多民族軍の構築
出典: フリー百科事典『ウィキペディア(Wikipedia)』 (2022/06/10 06:29 UTC 版)
清の統一を可能にしたのは、満洲人が少数派である多民族軍であった。清は明軍からの亡命者を得るために、満洲人が軍事能力に優れていることを宣伝した。清に投降した明の将校は階級の保持が認められ、貴族の地位や銀、馬、官職も与えられた。李永芳が降伏した時は明よりも高い地位を与えられ、家臣として自軍を保持することも認められた。

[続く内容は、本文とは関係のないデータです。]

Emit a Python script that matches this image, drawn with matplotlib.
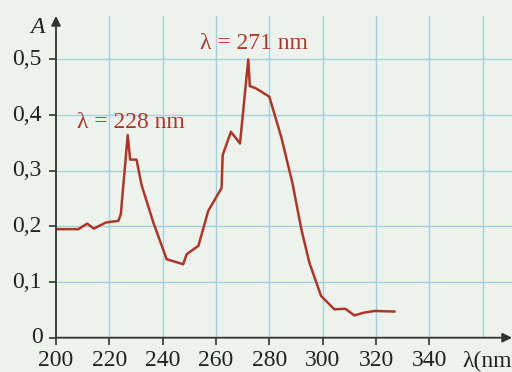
import numpy as np
import matplotlib.pyplot as plt

# spectre d'absorption (lecture du graphique)
wl = [200, 208.4, 211.7, 214.2, 218.7, 223.4, 224.3, 226.9, 227.8, 230.2, 232.1,
      236.5, 241.5, 247.7, 249.0, 253.4, 257.1, 262.1, 262.5, 265.6, 269.0, 272.1,
      272.7, 275.0, 280.0, 284.5, 288.7, 292.0, 295.0, 299.4, 304.4, 308.5, 311.9,
      315.5, 319.4, 326.9]
absorb = [0.195, 0.195, 0.205, 0.196, 0.207, 0.210, 0.222, 0.364, 0.320, 0.320, 0.274,
          0.207, 0.141, 0.132, 0.150, 0.165, 0.228, 0.269, 0.328, 0.370, 0.349, 0.500,
          0.452, 0.448, 0.433, 0.360, 0.277, 0.195, 0.135, 0.075, 0.051, 0.052, 0.040,
          0.045, 0.048, 0.047]

xticks = [200, 220, 240, 260, 280, 300, 320, 340]
yticks = [0, 0.1, 0.2, 0.3, 0.4, 0.5]
ylabels = ["0", "0,1", "0,2", "0,3", "0,4", "0,5"]

bg = "#edf2ec"
red = "#ab372b"
grid_c = "#a3d2de"
dark = "#222222"
fs = 17

plt.rcParams['font.family'] = ['Liberation Serif', 'DejaVu Serif']

fig = plt.figure(figsize=(5.12, 3.72), dpi=100, facecolor=bg)
ax = fig.add_axes([56/512, (372-337.7)/372, (512-56)/512, (337.7-16)/372])
ax.set_facecolor(bg)
ax.set_xlim(200, 371)
ax.set_ylim(0, 0.578)

for x in xticks[1:] + [360]:
    ax.axvline(x, color=grid_c, lw=1, zorder=0)
for y in yticks[1:]:
    ax.axhline(y, color=grid_c, lw=1, zorder=0)

ax.plot(wl, absorb, color=red, lw=1.8, zorder=3)

for s in ['top', 'right', 'left', 'bottom']:
    ax.spines[s].set_visible(False)
ax.annotate("", xy=(371, 0), xytext=(200, 0), annotation_clip=False,
            arrowprops=dict(arrowstyle="-|>", color="#333333", lw=1.3,
                            mutation_scale=14, shrinkA=0, shrinkB=0))
ax.annotate("", xy=(200, 0.578), xytext=(200, 0), annotation_clip=False,
            arrowprops=dict(arrowstyle="-|>", color="#333333", lw=1.3,
                            mutation_scale=14, shrinkA=0, shrinkB=0))

ax.set_xticks(xticks)
ax.set_yticks(yticks)
ax.set_yticklabels([])
ax.tick_params(direction='out', length=5, width=1.2, color="#333333",
               labelsize=fs, labelcolor=dark, pad=3.5)

# y labels: "0,x" start at the left edge, "0" sits closer to the axis
ytr = ax.get_yaxis_transform()
for v, lab in zip(yticks, ylabels):
    if lab == "0":
        ax.text(-0.028, v, lab, fontsize=fs, color=dark, ha='right', va='center',
                transform=ytr, clip_on=False)
    else:
        ax.text(-0.096, v, lab, fontsize=fs, color=dark, ha='left', va='center',
                transform=ytr, clip_on=False)

ax.text(1.0, -0.043, "λ(nm", fontsize=fs, color=dark,
        ha='right', va='center', clip_on=False, transform=ytr)
ax.text(-0.024, 0.557, "A", fontsize=fs, style='italic', color=dark,
        ha='right', va='center', transform=ytr, clip_on=False)

ax.text(207.8, 0.386, "λ = 228 nm", fontsize=fs, color=red, ha='left', va='center')
ax.text(254, 0.529, "λ = 271 nm", fontsize=fs, color=red, ha='left', va='center')

fig.savefig("out.png", dpi=100, facecolor=bg)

孔有徳や尚可喜、耿仲明も自軍の保持を認められた。貴族の地位と軍事階級や銀、馬、官職が、長寸任や孫定遼、劉武元、劉良臣、祖沢洪、祖沢溥、祖可法、祖沢潤のような投降者に与えられた。投降した他の漢人将校には、馬光遠や呉汝玠、祖大寿、全節、祖沢洪(中国語版)、祖沢溥、祖沢潤、鄧常春、王世選、劉武元(中国語版)、祖可法、張存仁(中国語版)、孟喬芳、孫定遼がいた。 こうして多くの漢人が清に帰順し、1644年に明を攻撃した軍は、漢軍八旗・蒙古八旗・満洲八旗をともなう多民族編成だった。政治的な壁は民族性ではなく、八旗に属さない漢人と漢軍八旗や、選民と庶民の間にあった。マスケット銃や大砲のような火薬兵器は、漢軍八旗が主に使用した。八旗の中では漢軍八旗が75%を占めるようになり、満洲八旗は1648年にはわずか16%と少数派であったが、八旗制の中では高い地位にあった。